The Brownfields program has been an incredibly important tool for protecting public health and spurring economic growth in New Jersey and throughout the country.  Brownfields properties are a blight on the community.  Though these sites do not warrant listing on the National Priority List (NPL) like Superfund sites, these contaminated properties can have negative environmental and economic impacts.
The success of this program cannot be understated.  Removing public health hazards by cleaning up contaminated sites is incredibly important for the surrounding communities.  Since the program’s inception, thousands of contaminated sites have been remediated, allowing communities to create new developments— like housing and parks.  EPA has found that cleaning up underutilized or abandoned brownfields properties reduces health risks, decreases pollution and reduces storm water runoff.  Aside from the environmental benefits, revitalizing these properties can result in crime reduction, job creation, and boosts in the local economy.
However, as successful as the Brownfields program has been, there is still so much important cleanup work to be done.  I expect we will hear from today’s witnesses about the staggering number of brownfields properties in need of remediation and the increased complexity of remaining sites.
Many stakeholders have indicated a need for increased funding and flexibility to allow states and local communities to use their resources effectively to address the increased complexity of these cleanups.  Through multi-purpose grants, regional planning, and increased caps for individual grants, communities can start to tackle this problem.
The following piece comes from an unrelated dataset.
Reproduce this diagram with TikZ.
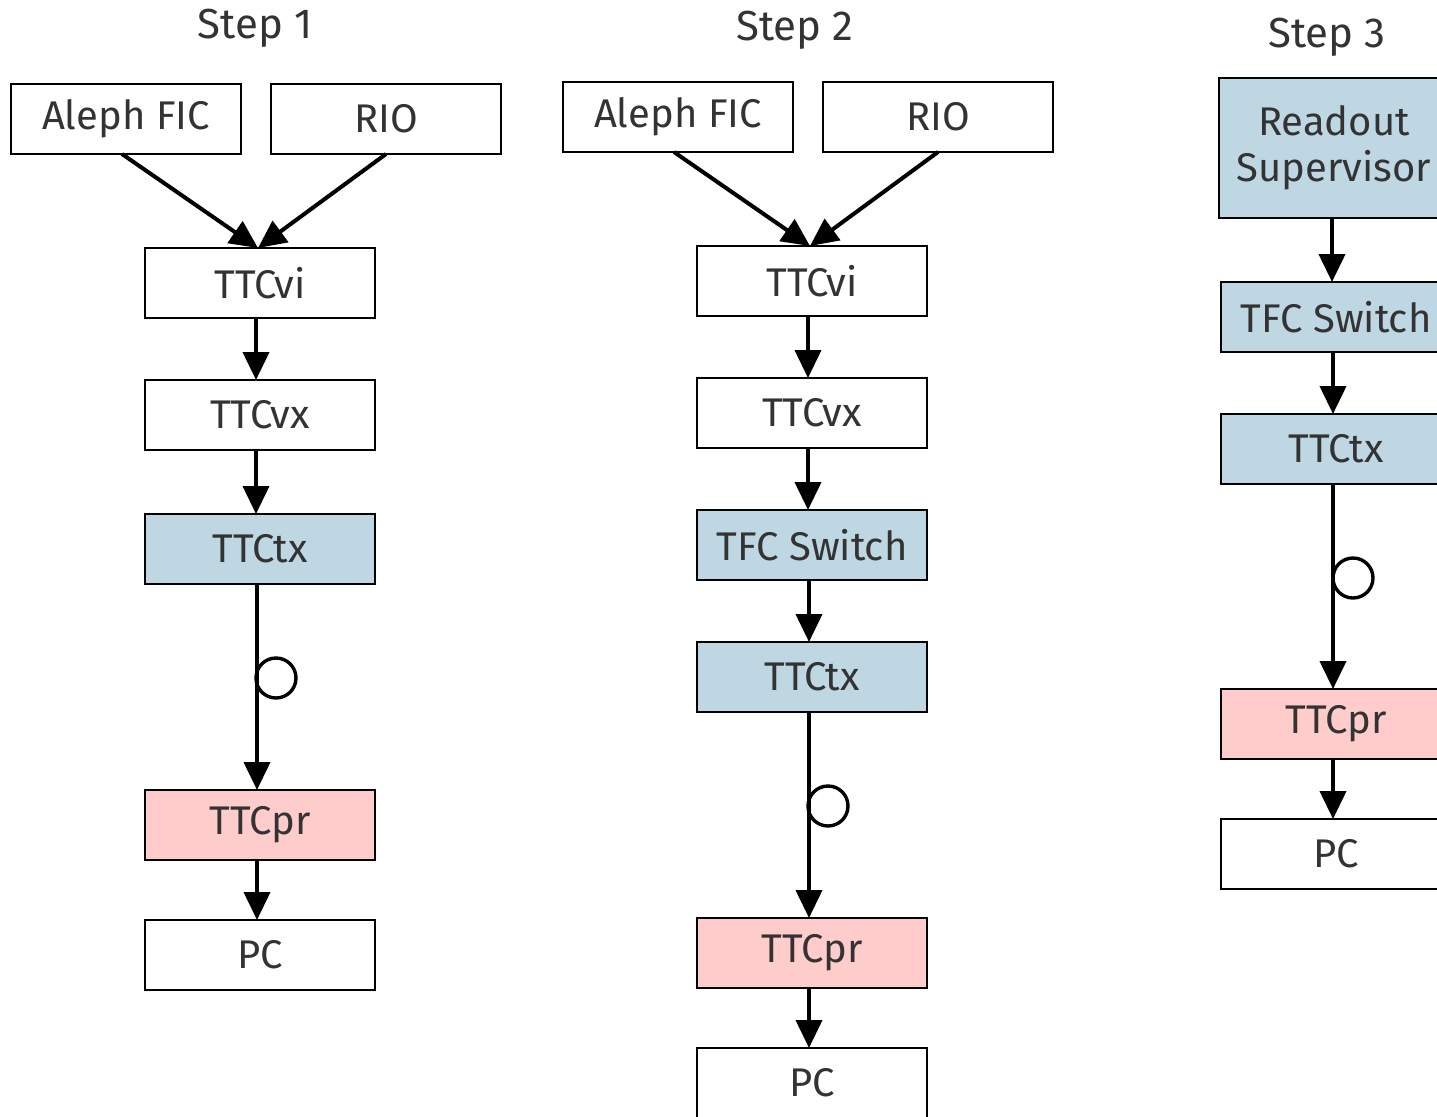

Communities also need assistance with capacity building.  Through job training, technical assistance, and education and outreach, communities can leverage federal and state assistance, engage with developers in the remediation process, and take ownership of their community’s revitalization.  We should be equipping communities with the tools they need to ensure successful cleanups.
Despite the growing need for resources and broad support on both sides of the aisle, this successful program has never been reauthorized.  And while the program has continued to receive appropriations, unfortunately, funding levels have declined.  Furthermore, the federal tax incentives have lapsed.  These were incredibly useful tools that encouraged developers to remediate sites by allowing them to deduct the costs of cleanups.  We cannot continue to expect the same success from a program that is underfunded and lacking the necessary tools to be effective.  As we work to determine how we can strengthen this program, we should ensure that funding is part of the conversation.  We should all support cleanup efforts, and should ensure that these efforts are adequately funded.
So, I appreciate today’s opportunity to learn more about how we can increase the effectiveness of this program.  As many of you know, I have previously introduced legislation to reauthorize appropriations and create the needed flexibility for the Brownfields program.  My legislation aimed to address some of the concerns that have been expressed by stakeholders, including increased capacity building, more flexibility in the use of grants, and increased caps on individual grants.
I would like to reintroduce an updated version of that bill soon and hope that we can work together to get bipartisan Brownfields legislation signed into law this year.
Thank you and I look forward to hearing from our witnesses.